Q. What is the total implementation cost and timeline for hot mill AI vision?
A complete hot mill AI vision implementation for a single hot strip mill typically costs $1.5M–$3.5M in capital investment covering camera systems (4–8 camera units for full-width top and bottom coverage), LED lighting arrays, water-cooled enclosures, air-knife systems, edge computing infrastructure (GPU servers), network connectivity, and AI software platform licensing. Annual operating costs (maintenance, model updates, platform subscription) range from $300K–$600K. Total implementation timeline is 10–14 months from project approval to full production deployment with CMMS integration. The phased approach includes: months 1–3 for site engineering and installation, months 3–6 for data collection and model training, months 6–8 for shadow mode validation, and months 8–12 for production deployment and system integration. Most hot strip mills achieve full ROI within 10–14 months of production deployment through reduced customer claims, lower downgrade rates, and recovered process feedback value. Typical annual savings of $4M–$8M against a $2M–$4M total annual cost produces ROI multiples of 3x–9x.
Q. How does AI vision data from the hot mill connect to CMMS for maintenance improvement?
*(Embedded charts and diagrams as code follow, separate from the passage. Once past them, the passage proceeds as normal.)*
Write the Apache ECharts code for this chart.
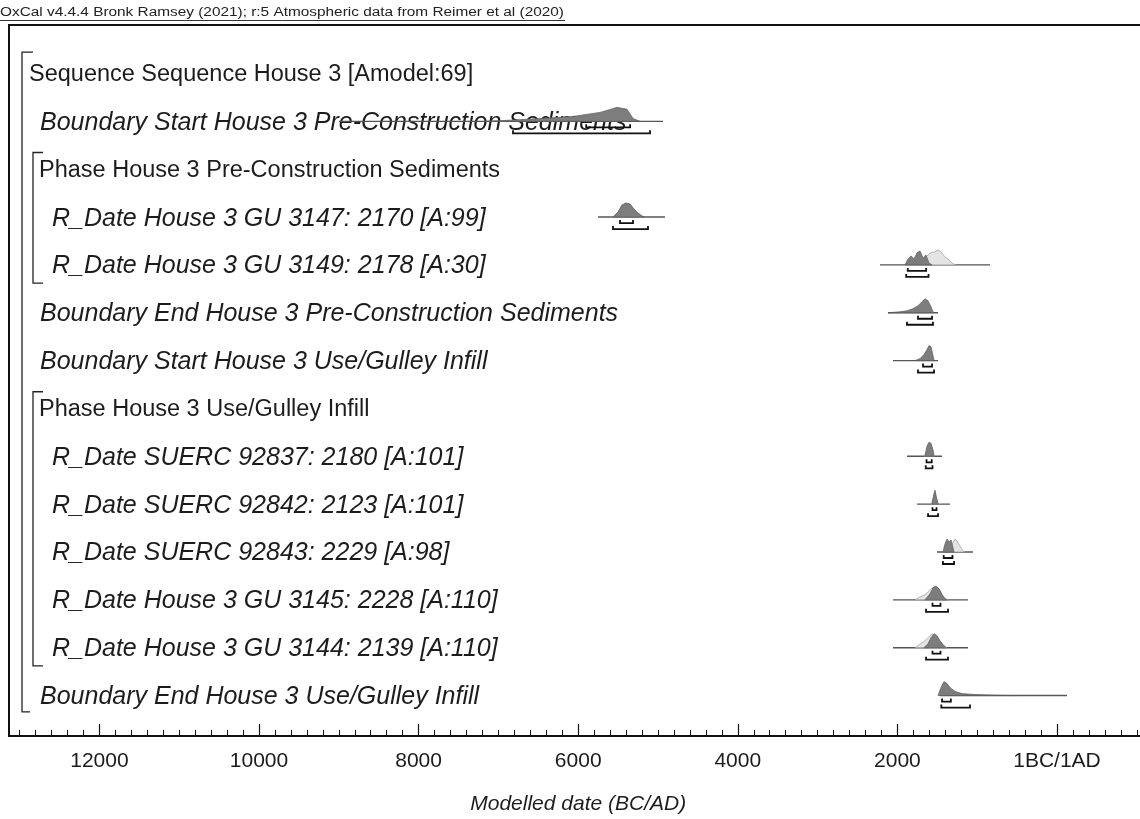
<!DOCTYPE html>
<html><head><meta charset="utf-8">
<script src="https://cdn.jsdelivr.net/npm/echarts@6/dist/echarts.min.js"></script>
<style>html,body{margin:0;padding:0;background:#fff}#c{width:1140px;height:819px}</style>
</head><body><div id="c"></div>
<script>
// ---------- data ----------
const headerText = 'OxCal v4.4.4 Bronk Ramsey (2021); r:5 Atmospheric data from Reimer et al (2020)';
const axisTitle = 'Modelled date (BC/AD)';
const tickValues = [-12000, -10000, -8000, -6000, -4000, -2000, 0];

const rowLabels = [
  'Sequence Sequence House 3 [Amodel:69]',
  'Boundary Start House 3 Pre-Construction Sediments',
  'Phase House 3 Pre-Construction Sediments',
  'R_Date House 3 GU 3147: 2170 [A:99]',
  'R_Date House 3 GU 3149: 2178 [A:30]',
  'Boundary End House 3 Pre-Construction Sediments',
  'Boundary Start House 3 Use/Gulley Infill',
  'Phase House 3 Use/Gulley Infill',
  'R_Date SUERC 92837: 2180 [A:101]',
  'R_Date SUERC 92842: 2123 [A:101]',
  'R_Date SUERC 92843: 2229 [A:98]',
  'R_Date House 3 GU 3145: 2228 [A:110]',
  'R_Date House 3 GU 3144: 2139 [A:110]',
  'Boundary End House 3 Use/Gulley Infill'
];
const rowKinds = ['sequence','boundary','phase','rdate','rdate','boundary','boundary','phase','rdate','rdate','rdate','rdate','rdate','boundary'];

// year (negative = BC) extent of the thin range line under each distribution
const rangeLine = [null, [-9000, -4937], null, [-5752, -4912], [-2218, -840], [-2118, -1491], [-2055, -1491], null,
  [-1880, -1441], [-1754, -1341], [-1504, -1053], [-2055, -1115], [-2055, -1115], [-1466, 125]];

// unmodelled likelihoods [year, relative density]
const likelihood = [null, null, null,
  [[-5560,0],[-5500,0.35],[-5450,0.85],[-5400,1],[-5350,0.9],[-5300,0.55],[-5250,0.3],[-5200,0.07],[-5160,0]],
  [[-1720,0],[-1654,0.5],[-1591,0.85],[-1529,0.93],[-1491,1.07],[-1454,0.93],[-1404,0.57],[-1353,0.36],[-1303,0.07],[-1266,0]],
  null, null, null,
  [[-1660,0],[-1630,0.6],[-1605,0.9],[-1580,0.85],[-1555,0.4],[-1540,0]],
  [[-1575,0],[-1550,0.5],[-1530,0.9],[-1510,0.45],[-1490,0]],
  [[-1341,0],[-1303,0.71],[-1278,0.93],[-1253,0.79],[-1216,0.43],[-1178,0.07],[-1153,0]],
  [[-1779,0],[-1717,0.21],[-1654,0.36],[-1604,0.64],[-1566,0.86],[-1529,0.93],[-1479,0.79],[-1429,0.29],[-1391,0.07],[-1366,0]],
  [[-1779,0],[-1729,0.21],[-1667,0.43],[-1617,0.71],[-1566,1],[-1516,0.79],[-1466,0.43],[-1416,0.14],[-1378,0]],
  null
];

// modelled posteriors [year, relative density]
const posterior = [null,
  [[-7143,0],[-6800,0.1],[-6479,0.2],[-6065,0.35],[-5727,0.64],[-5600,0.85],[-5514,1],[-5388,0.86],[-5313,0.2],[-5226,0]],
  null,
  [[-5564,0],[-5501,0.36],[-5451,0.86],[-5401,1],[-5351,0.93],[-5301,0.57],[-5251,0.29],[-5201,0.07],[-5163,0]],
  [[-1905,0],[-1867,0.43],[-1830,0.64],[-1792,0.43],[-1754,0.86],[-1717,1],[-1679,0.5],[-1642,0.71],[-1604,0.14],[-1566,0]],
  [[-2118,0],[-1967,0.07],[-1880,0.14],[-1805,0.29],[-1742,0.5],[-1692,0.79],[-1654,1],[-1617,0.86],[-1579,0.43],[-1554,0.07],[-1541,0]],
  [[-1779,0],[-1717,0.14],[-1667,0.43],[-1629,0.79],[-1604,1.07],[-1579,1],[-1554,0.36],[-1541,0]],
  null,
  [[-1654,0],[-1629,0.71],[-1604,1],[-1579,0.93],[-1554,0.43],[-1541,0]],
  [[-1566,0],[-1548,0.57],[-1529,1],[-1510,0.43],[-1491,0]],
  [[-1429,0],[-1404,0.57],[-1378,0.93],[-1353,0.71],[-1328,0.86],[-1303,0.29],[-1291,0]],
  [[-1654,0],[-1591,0.43],[-1554,0.86],[-1516,1],[-1479,0.79],[-1441,0.36],[-1404,0.07],[-1378,0]],
  [[-1667,0],[-1617,0.29],[-1579,0.71],[-1541,1],[-1504,0.86],[-1466,0.5],[-1429,0.21],[-1391,0]],
  [[-1491,0],[-1454,0.57],[-1416,1],[-1378,0.86],[-1341,0.57],[-1278,0.29],[-1190,0.14],[-1028,0.07],[-840,0.035],[-714,0.015],[-500,0]]
];

// highest posterior density ranges (68.3% upper bracket, 95.4% lower bracket)
const range68 = [null, [[-5900,-5350]], null, [[-5476,-5313]], [[-1870,-1640]], [[-1742,-1566]], [[-1679,-1566]], null,
  [[-1635,-1570]], [[-1560,-1510]], [[-1420,-1310]], [[-1560,-1460]], [[-1560,-1460]], [[-1440,-1330]]];
const range95 = [null, [[-6817,-5100]], null, [[-5564,-5125]], [[-1890,-1610]], [[-1880,-1554]], [[-1742,-1541]], null,
  [[-1645,-1560]], [[-1616,-1491]], [[-1430,-1290]], [[-1641,-1366]], [[-1641,-1366]], [[-1450,-1090]]];

const sequenceSpan = [0, 13];
const phaseSpans = [[2, 4], [7, 12]];

// ---------- layout / style ----------
const PX_PER_YEAR = 0.0798;
const ZERO_X = 1057;
const FRAME_LEFT = 9, FRAME_TOP = 25, AXIS_Y = 736;
const X_MIN = -14000, X_MAX = 2000;
const gridLeft = ZERO_X + X_MIN * PX_PER_YEAR;
const gridWidth = (X_MAX - X_MIN) * PX_PER_YEAR;
const ROW0_Y = 75, ROW_STEP = 47.85;
const yMin = -(ROW0_Y - FRAME_TOP) / ROW_STEP;
const yMax = yMin + (AXIS_Y - FRAME_TOP) / ROW_STEP;
const FRAME_YEAR = (FRAME_LEFT - ZERO_X) / PX_PER_YEAR;
const H = 14;
const FONT = '"Liberation Sans", Arial, sans-serif';

const chart = echarts.init(document.getElementById('c'), null, {renderer: 'canvas'});

function renderDist(params, api) {
  const r = api.value(1);
  const kids = [];
  const base = api.coord([0, r])[1] - 1.5;
  const px = y => api.coord([y, r])[0];
  if (rangeLine[r]) {
    kids.push({type: 'line', shape: {x1: px(rangeLine[r][0]), y1: base, x2: px(rangeLine[r][1]), y2: base},
      style: {stroke: '#555', lineWidth: 1.4}});
  }
  const poly = (pts, fill, stroke) => {
    const p = pts.map(d => [px(d[0]), base - d[1] * H]);
    kids.push({type: 'polygon', shape: {points: p}, style: {fill: fill, stroke: stroke, lineWidth: 0.7}});
  };
  if (likelihood[r]) poly(likelihood[r], '#e4e4e4', '#9a9a9a');
  if (posterior[r]) poly(posterior[r], '#7d7d7d', '#5a5a5a');
  const bracket = (ranges, dy) => {
    (ranges || []).forEach(rg => {
      const a = px(rg[0]), b = px(rg[1]), y = base + dy;
      kids.push({type: 'polyline', shape: {points: [[a, y - 3], [a, y], [b, y], [b, y - 3]]},
        style: {stroke: '#111', lineWidth: 1.8, fill: null}});
    });
  };
  bracket(range68[r], 6);
  bracket(range95[r], 12);
  return {type: 'group', children: kids};
}

function renderLabel(params, api) {
  const r = api.value(1);
  const fx = api.coord([FRAME_YEAR, r])[0];
  const y = api.coord([0, r])[1];
  const kind = rowKinds[r];
  const indent = kind === 'sequence' ? 20 : kind === 'phase' ? 30 : kind === 'boundary' ? 31 : 43;
  const italic = (kind === 'boundary' || kind === 'rdate');
  return {type: 'text', x: fx + indent, y: y,
    style: {text: rowLabels[r], font: (italic ? 'italic 25px ' : '23.5px ') + FONT, fill: '#1c1c1c',
      textAlign: 'left', align: 'left', textVerticalAlign: 'middle', verticalAlign: 'middle'}};
}

function renderStructure(params, api) {
  const idx = params.dataIndex;
  const kids = [];
  const fx = api.coord([FRAME_YEAR, 0])[0];
  const yOf = v => api.coord([0, v])[1];
  if (idx === 0) {
    const x = fx + 13, t = yOf(sequenceSpan[0] - 0.48), b = yOf(sequenceSpan[1] + 0.31);
    kids.push({type: 'polyline', shape: {points: [[x + 11, t], [x, t], [x, b], [x + 8, b]]}, style: {stroke: '#222', lineWidth: 1.3, fill: null}});
  } else {
    const sp = phaseSpans[idx - 1];
    const x = fx + 24, t = yOf(sp[0] - 0.38), b = yOf(sp[1] + 0.35);
    kids.push({type: 'polyline', shape: {points: [[x + 10, t], [x, t], [x, b], [x + 10, b]]}, style: {stroke: '#222', lineWidth: 1.3, fill: null}});
  }
  return {type: 'group', children: kids};
}

const rowData = rowLabels.map((_, i) => [0, i]);
const structData = [[0, 0]].concat(phaseSpans.map(s => [0, s[0]]));

chart.setOption({
  animation: false,
  backgroundColor: '#fff',
  grid: [
    {left: gridLeft, width: gridWidth, top: FRAME_TOP, height: AXIS_Y - FRAME_TOP,
      containLabel: false, outerBoundsMode: 'none'},
    {left: FRAME_LEFT, top: FRAME_TOP, width: 1400, height: AXIS_Y - FRAME_TOP, show: true,
      borderColor: '#111', borderWidth: 2, backgroundColor: 'transparent',
      containLabel: false, outerBoundsMode: 'none'}
  ],
  xAxis: [
    {type: 'value', gridIndex: 0, min: X_MIN, max: X_MAX, interval: 2000, position: 'bottom',
      axisLine: {show: false, onZero: false}, splitLine: {show: false},
      axisTick: {show: true, inside: true, length: 12, lineStyle: {color: '#111', width: 1.2}},
      minorTick: {show: true, splitNumber: 10, length: 6, lineStyle: {color: '#111', width: 1}},
      axisLabel: {margin: 15, fontSize: 21, color: '#1c1c1c', fontFamily: FONT,
        formatter: v => v === 0 ? '1BC/1AD' : (v < 0 ? String(-v) : v + 'AD')},
      name: axisTitle, nameLocation: 'middle', nameGap: 58,
      nameTextStyle: {fontSize: 21, fontStyle: 'italic', color: '#1c1c1c', fontFamily: FONT}},
    {type: 'value', gridIndex: 1, show: false, min: 0, max: 1}
  ],
  yAxis: [
    {type: 'value', gridIndex: 0, inverse: true, min: yMin, max: yMax, show: false},
    {type: 'value', gridIndex: 1, show: false, min: 0, max: 1}
  ],
  graphic: [
    {type: 'text', left: 0, top: 6, style: {text: headerText, font: '12.5px ' + FONT, fill: '#222'}, scaleX: 1.23},
    {type: 'line', shape: {x1: 0, y1: 20.5, x2: 565, y2: 20.5}, style: {stroke: '#333', lineWidth: 1}},
    {type: 'rect', shape: {x: 0, y: 700, width: 7.5, height: 45}, style: {fill: '#fff'}, z: 100}
  ],
  series: [
    {type: 'custom', xAxisIndex: 0, yAxisIndex: 0, data: structData, renderItem: renderStructure, silent: true},
    {type: 'custom', xAxisIndex: 0, yAxisIndex: 0, data: rowData, renderItem: renderLabel, silent: true},
    {type: 'custom', xAxisIndex: 0, yAxisIndex: 0, data: rowData, renderItem: renderDist, silent: true, z: 3}
  ]
});
</script></body></html>
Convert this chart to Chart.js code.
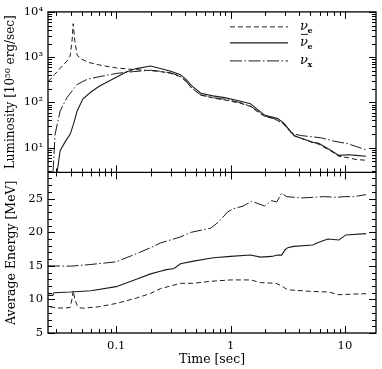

AI vision data connects to CMMS through five automated pathways that turn quality signals into maintenance actions. First, defect pattern monitoring — when roll mark severity increases across consecutive coils, the CMMS auto-generates a roll change work order with defect evidence, severity trend data, and recommended timing. Second, equipment correlation — inclusion clusters correlating with specific caster sequences trigger melt shop investigation work orders with heat-by-heat defect mapping. Third, position-specific maintenance — scale residue patterns mapping to individual descaler nozzle positions generate targeted nozzle replacement orders. Fourth, post-action verification — after maintenance is completed, the CMMS monitors subsequent AI vision data to confirm the defect pattern has been eliminated before closing the work order. Fifth, PM optimisation — quality data reveals the actual equipment degradation rates that produce defects, enabling maintenance intervals to be adjusted based on quality impact rather than conservative calendar schedules.